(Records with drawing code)
◆ ◆ ◆

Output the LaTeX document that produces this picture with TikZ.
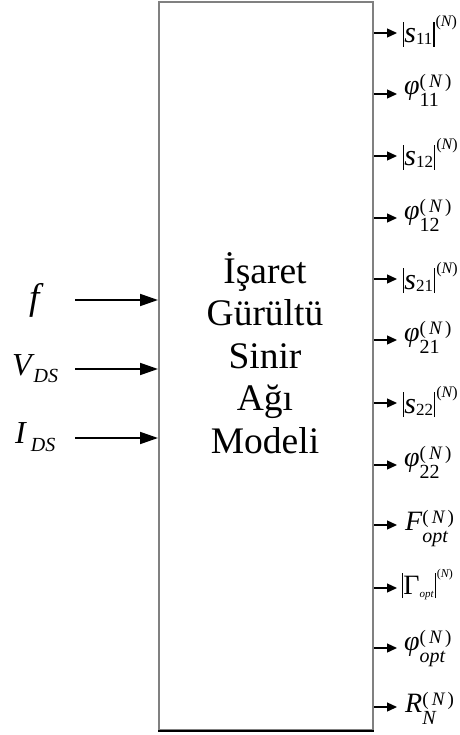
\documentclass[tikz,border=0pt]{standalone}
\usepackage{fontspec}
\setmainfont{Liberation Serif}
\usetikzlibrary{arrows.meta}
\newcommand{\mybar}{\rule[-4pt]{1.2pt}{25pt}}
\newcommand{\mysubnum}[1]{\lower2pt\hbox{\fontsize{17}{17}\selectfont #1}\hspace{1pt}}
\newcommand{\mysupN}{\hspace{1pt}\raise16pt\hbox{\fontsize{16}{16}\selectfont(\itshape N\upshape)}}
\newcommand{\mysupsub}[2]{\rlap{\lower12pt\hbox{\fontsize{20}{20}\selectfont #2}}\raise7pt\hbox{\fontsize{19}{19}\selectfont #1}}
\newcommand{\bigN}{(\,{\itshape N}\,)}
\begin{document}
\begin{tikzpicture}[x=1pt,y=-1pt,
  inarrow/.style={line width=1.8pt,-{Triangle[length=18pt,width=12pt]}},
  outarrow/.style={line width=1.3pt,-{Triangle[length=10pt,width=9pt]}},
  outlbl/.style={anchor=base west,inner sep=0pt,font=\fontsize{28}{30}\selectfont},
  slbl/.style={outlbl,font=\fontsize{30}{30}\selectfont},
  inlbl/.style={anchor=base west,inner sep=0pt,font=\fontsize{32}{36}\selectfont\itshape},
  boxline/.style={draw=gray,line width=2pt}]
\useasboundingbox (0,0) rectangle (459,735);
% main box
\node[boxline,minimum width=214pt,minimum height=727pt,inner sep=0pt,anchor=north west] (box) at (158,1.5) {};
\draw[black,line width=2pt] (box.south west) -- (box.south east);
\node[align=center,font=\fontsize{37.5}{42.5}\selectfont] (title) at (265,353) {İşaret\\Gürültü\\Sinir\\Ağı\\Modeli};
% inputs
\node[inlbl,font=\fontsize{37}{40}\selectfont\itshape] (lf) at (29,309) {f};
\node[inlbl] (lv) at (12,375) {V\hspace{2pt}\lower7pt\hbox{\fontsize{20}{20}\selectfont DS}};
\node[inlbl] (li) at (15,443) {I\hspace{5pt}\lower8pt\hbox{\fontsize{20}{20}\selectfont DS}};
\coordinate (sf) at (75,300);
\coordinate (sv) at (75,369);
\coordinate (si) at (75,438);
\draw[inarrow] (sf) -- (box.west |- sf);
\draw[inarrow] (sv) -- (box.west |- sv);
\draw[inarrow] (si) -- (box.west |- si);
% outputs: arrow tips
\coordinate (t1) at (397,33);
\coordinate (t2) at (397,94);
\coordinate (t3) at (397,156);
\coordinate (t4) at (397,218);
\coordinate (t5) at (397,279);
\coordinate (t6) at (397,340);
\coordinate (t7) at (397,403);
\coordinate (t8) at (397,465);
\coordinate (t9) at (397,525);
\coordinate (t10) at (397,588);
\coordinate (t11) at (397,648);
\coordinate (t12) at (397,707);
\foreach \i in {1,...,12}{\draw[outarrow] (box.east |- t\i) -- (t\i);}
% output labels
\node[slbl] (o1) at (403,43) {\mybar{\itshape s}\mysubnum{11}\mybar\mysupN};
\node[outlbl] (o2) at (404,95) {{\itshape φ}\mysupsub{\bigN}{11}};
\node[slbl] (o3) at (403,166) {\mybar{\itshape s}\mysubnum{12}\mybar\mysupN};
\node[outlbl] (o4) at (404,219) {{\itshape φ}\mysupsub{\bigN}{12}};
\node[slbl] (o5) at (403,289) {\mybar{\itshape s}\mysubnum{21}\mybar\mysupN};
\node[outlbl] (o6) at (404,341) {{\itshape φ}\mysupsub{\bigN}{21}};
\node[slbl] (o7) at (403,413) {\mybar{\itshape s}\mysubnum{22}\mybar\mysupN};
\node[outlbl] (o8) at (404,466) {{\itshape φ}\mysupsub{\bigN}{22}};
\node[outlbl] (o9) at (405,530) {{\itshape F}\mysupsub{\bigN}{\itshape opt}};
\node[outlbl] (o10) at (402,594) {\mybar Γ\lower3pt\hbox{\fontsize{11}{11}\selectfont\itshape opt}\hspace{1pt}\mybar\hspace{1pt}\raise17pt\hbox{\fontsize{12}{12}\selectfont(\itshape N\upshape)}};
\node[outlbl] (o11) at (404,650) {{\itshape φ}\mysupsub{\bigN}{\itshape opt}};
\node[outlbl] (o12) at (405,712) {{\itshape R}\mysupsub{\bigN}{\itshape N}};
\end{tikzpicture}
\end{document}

◆ ◆ ◆

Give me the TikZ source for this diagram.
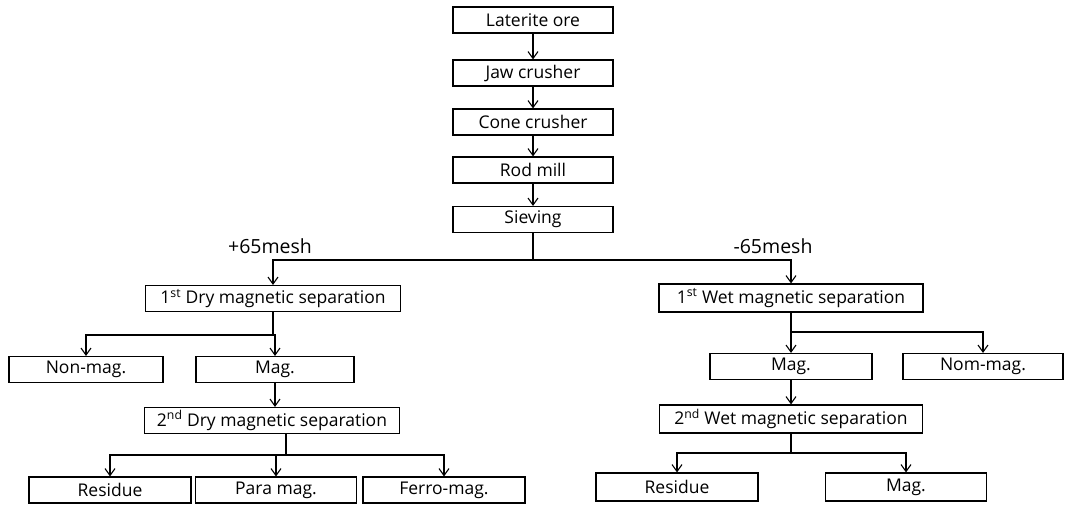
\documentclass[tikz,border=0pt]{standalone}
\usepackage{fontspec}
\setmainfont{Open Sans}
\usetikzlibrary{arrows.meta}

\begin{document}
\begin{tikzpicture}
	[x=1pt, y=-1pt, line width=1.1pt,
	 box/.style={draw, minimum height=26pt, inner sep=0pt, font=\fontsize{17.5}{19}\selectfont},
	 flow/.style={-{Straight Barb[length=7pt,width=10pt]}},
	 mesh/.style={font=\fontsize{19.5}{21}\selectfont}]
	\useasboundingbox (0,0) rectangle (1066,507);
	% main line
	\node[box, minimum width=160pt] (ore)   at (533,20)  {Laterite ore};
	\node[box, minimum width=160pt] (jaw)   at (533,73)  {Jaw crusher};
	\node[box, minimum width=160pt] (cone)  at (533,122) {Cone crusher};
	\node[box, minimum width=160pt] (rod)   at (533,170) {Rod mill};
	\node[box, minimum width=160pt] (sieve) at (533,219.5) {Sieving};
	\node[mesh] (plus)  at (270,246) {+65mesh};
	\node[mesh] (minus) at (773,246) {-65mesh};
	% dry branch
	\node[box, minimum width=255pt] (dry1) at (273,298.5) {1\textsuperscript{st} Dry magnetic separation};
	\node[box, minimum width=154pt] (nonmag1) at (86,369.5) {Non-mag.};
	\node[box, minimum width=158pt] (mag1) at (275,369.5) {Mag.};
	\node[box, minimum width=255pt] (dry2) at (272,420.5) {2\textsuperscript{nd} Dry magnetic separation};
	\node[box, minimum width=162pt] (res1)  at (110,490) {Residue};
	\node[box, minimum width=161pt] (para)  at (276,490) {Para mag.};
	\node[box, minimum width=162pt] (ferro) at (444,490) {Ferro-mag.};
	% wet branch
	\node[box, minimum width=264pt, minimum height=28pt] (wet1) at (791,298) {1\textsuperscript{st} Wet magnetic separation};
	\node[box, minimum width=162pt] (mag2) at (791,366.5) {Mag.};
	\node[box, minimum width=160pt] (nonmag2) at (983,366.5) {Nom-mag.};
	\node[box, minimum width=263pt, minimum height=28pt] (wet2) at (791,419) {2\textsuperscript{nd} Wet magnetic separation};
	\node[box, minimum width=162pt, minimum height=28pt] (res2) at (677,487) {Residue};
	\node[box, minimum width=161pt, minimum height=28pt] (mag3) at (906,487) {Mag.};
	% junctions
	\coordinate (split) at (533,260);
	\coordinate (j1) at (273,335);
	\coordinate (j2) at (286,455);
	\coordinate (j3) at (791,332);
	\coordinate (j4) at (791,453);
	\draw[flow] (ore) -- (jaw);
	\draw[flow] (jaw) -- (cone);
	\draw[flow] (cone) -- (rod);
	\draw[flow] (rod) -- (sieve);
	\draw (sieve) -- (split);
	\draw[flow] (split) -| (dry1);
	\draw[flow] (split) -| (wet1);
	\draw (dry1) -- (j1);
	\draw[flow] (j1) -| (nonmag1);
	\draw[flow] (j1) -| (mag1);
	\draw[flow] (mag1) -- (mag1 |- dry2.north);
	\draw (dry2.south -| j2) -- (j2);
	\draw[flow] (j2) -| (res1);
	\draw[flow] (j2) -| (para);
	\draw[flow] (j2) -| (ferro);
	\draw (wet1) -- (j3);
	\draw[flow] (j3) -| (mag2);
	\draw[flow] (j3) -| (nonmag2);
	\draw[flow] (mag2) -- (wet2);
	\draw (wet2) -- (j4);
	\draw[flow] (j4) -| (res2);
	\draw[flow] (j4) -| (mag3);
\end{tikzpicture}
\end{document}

◆ ◆ ◆

• Work to do:
Work out the count of lines containing the word "this", then write only that count.

• Complete output:
2